Her work has been exhibited nationally and internationally at the Vincent Price Art Museum, DePaul Art Museum, El Museo del Barrio, the Center for Craft, the Museo Universitario del Chopo, LACMA’s Pacific Standard Time:LA/LA, NXTHVN, Art Design Chicago, the Chicago Artists Coalition, the National Museum of Mexican Art, GEARY Contemporary, EXPO, and Untitled Art Fair. In 2020 her project, Meet me at the Green Clock, was commissioned by Johalla Projects as part of the exhibition Andy Warhol–From A to B and Back Again, at the Art Institute of Chicago.

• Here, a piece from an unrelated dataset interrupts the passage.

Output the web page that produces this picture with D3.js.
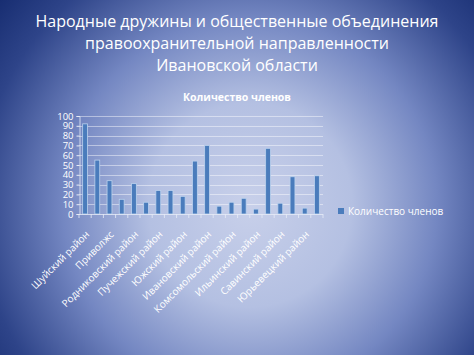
<!DOCTYPE html>
<html><head><meta charset="utf-8">
<script src="https://cdn.jsdelivr.net/npm/d3@7"></script>
<style>html,body{margin:0;padding:0;overflow:hidden;background:#1a2d70}</style>
</head><body>
<script>
const titleLines = ["Народные дружины и общественные объединения","правоохранительной направленности","Ивановской области"];
const chartTitle = "Количество членов";
const seriesName = "Количество членов";
const categories = ["Шуйский район","Вичугский район","Приволжский район","Фурмановский район","Родниковский район","Тейковский район","Пучежский район","Палехский район","Южский район","Лежневский район","Ивановский район","Гаврилово-Посадский район","Комсомольский район","Кинешемский район","Ильинский район","Лухский район","Савинский район","Пестяковский район","Юрьевецкий район","Заволжский район"];
const shownLabels = ["Шуйский район","","Приволжс","","Родниковский район","","Пучежский район","","Южский район","","Ивановский район","","Комсомольский район","","Ильинский район","","Савинский район","","Юрьевецкий район",""];
const values = [92,55,34,15,31,12,24,24,18,54,70,8,12,16,5,67,11,38,6,39];
const yTicks = [0,10,20,30,40,50,60,70,80,90,100];

const W=474,H=355;
const svg=d3.select("body").append("svg").attr("width",W).attr("height",H);
const defs=svg.append("defs");
const rg=defs.append("radialGradient").attr("id","bg").attr("gradientUnits","userSpaceOnUse")
  .attr("cx",250).attr("cy",205).attr("r",340).attr("fx",250).attr("fy",205);
rg.append("stop").attr("offset","0").attr("stop-color","#c8d0ea");
rg.append("stop").attr("offset","0.3").attr("stop-color","#b4c0e2");
rg.append("stop").attr("offset","0.55").attr("stop-color","#7487c2");
rg.append("stop").attr("offset","0.8").attr("stop-color","#2e4489");
rg.append("stop").attr("offset","1").attr("stop-color","#10266a");
svg.append("rect").attr("width",W).attr("height",H).attr("fill","url(#bg)");

const font="'Open Sans', 'Noto Sans', sans-serif";
svg.append("g").selectAll("text").data(titleLines).join("text")
  .attr("x",237).attr("y",(d,i)=>27+i*22).attr("text-anchor","middle")
  .attr("fill","#ffffff").attr("font-family",font).attr("font-size",16).text(d=>d);

svg.append("text").attr("x",237).attr("y",101).attr("text-anchor","middle")
  .attr("fill","#ffffff").attr("font-family",font).attr("font-weight","bold").attr("font-size",10.5).text(chartTitle);

const x=d3.scaleBand().domain(categories).range([79,323]).paddingInner(0.6).paddingOuter(0.3);
const y=d3.scaleLinear().domain([0,100]).range([214,116]);

const g=svg.append("g");
g.selectAll("line.grid").data(yTicks.filter(d=>d>0)).join("line").attr("class","grid")
  .attr("x1",79).attr("x2",323).attr("y1",d=>Math.round(y(d))+0.5).attr("y2",d=>Math.round(y(d))+0.5)
  .attr("stroke","#ffffff").attr("stroke-opacity",0.45).attr("stroke-width",1);

const yAxis=g.append("g").attr("transform","translate(79.5,0)")
  .call(d3.axisLeft(y).tickValues(yTicks).tickSize(3).tickPadding(3));
yAxis.select(".domain").attr("stroke","#e6ebf6").attr("stroke-opacity",0.8);
yAxis.selectAll(".tick line").attr("stroke","#e6ebf6");
yAxis.selectAll("text").attr("fill","#ffffff").attr("font-family",font).attr("font-size",9.5);

g.selectAll("rect.bar").data(values).join("rect").attr("class","bar")
  .attr("x",(d,i)=>x(categories[i])).attr("width",x.bandwidth())
  .attr("y",d=>y(d)).attr("height",d=>y(0)-y(d))
  .attr("fill","#4a7cbc").attr("stroke","#bcd2ee").attr("stroke-width",0.8);

// x axis
const step=x.step();
g.append("line").attr("x1",79).attr("x2",323).attr("y1",214.5).attr("y2",214.5)
  .attr("stroke","#e6ebf6").attr("stroke-opacity",0.8);
g.selectAll("line.xt").data(d3.range(categories.length+1)).join("line").attr("class","xt")
  .attr("x1",i=>79+i*step).attr("x2",i=>79+i*step).attr("y1",214).attr("y2",218)
  .attr("stroke","#e6ebf6").attr("stroke-opacity",0.8);

g.selectAll("text.xl").data(categories).join("text").attr("class","xl")
  .attr("transform",(d,i)=>`translate(${x(d)+x.bandwidth()/2+5},${235}) rotate(-45)`)
  .attr("text-anchor","end").attr("fill","#ffffff").attr("font-family",font).attr("font-size",10)
  .text((d,i)=>shownLabels[i]);

// legend
svg.append("rect").attr("x",338).attr("y",208).attr("width",6).attr("height",6).attr("fill","#4a7cbc");
svg.append("text").attr("x",348).attr("y",215).attr("fill","#ffffff").attr("font-family",font)
  .attr("font-size",10).text(seriesName);
</script>
</body></html>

Her work is included in the critically acclaimed exhibition ESTAMOS BIEN: LA TRIENAL 20/21, El Museo del Barrio’s inaugural large-scale survey of contemporary Latinx art.
Her practice has been featured in publications such as Artforum, Artnet, Art in America, Art News, Galerie Magazine, Hyperallergic, NewCity, Teen Vogue, The Guardian, and The New York Times. Her works are part of the permanent collections of the DePaul Art Museum, El Museo del Barrio, and the John D. and Catherine T. MacArthur Foundation. She has participated in the Fountainhead Residency and BOLT Residency, and is a recipient of the MAKER Grant. She holds an MFA in Fiber and Material Studies from the School of the Art Institute of Chicago.
Curator Jillian Hernandez’s scholarship crosses the fields of art history, performance, gender, ethnic, Latinx, and Black studies, and is informed by her work as a community arts educator, curator, and cultural producer. Her book Aesthetics of Excess: The Art and Politics of Black and Latina Embodiment, published by Duke University Press, traces how the body practices and art making of Black and Latinx women and girls are intertwined, and how their creative work complicates conventional notions of cultural value and sexual respectability. She is an Associate Professor in the Center for Gender, Sexualities, and Women’s Studies Research at the University of Florida.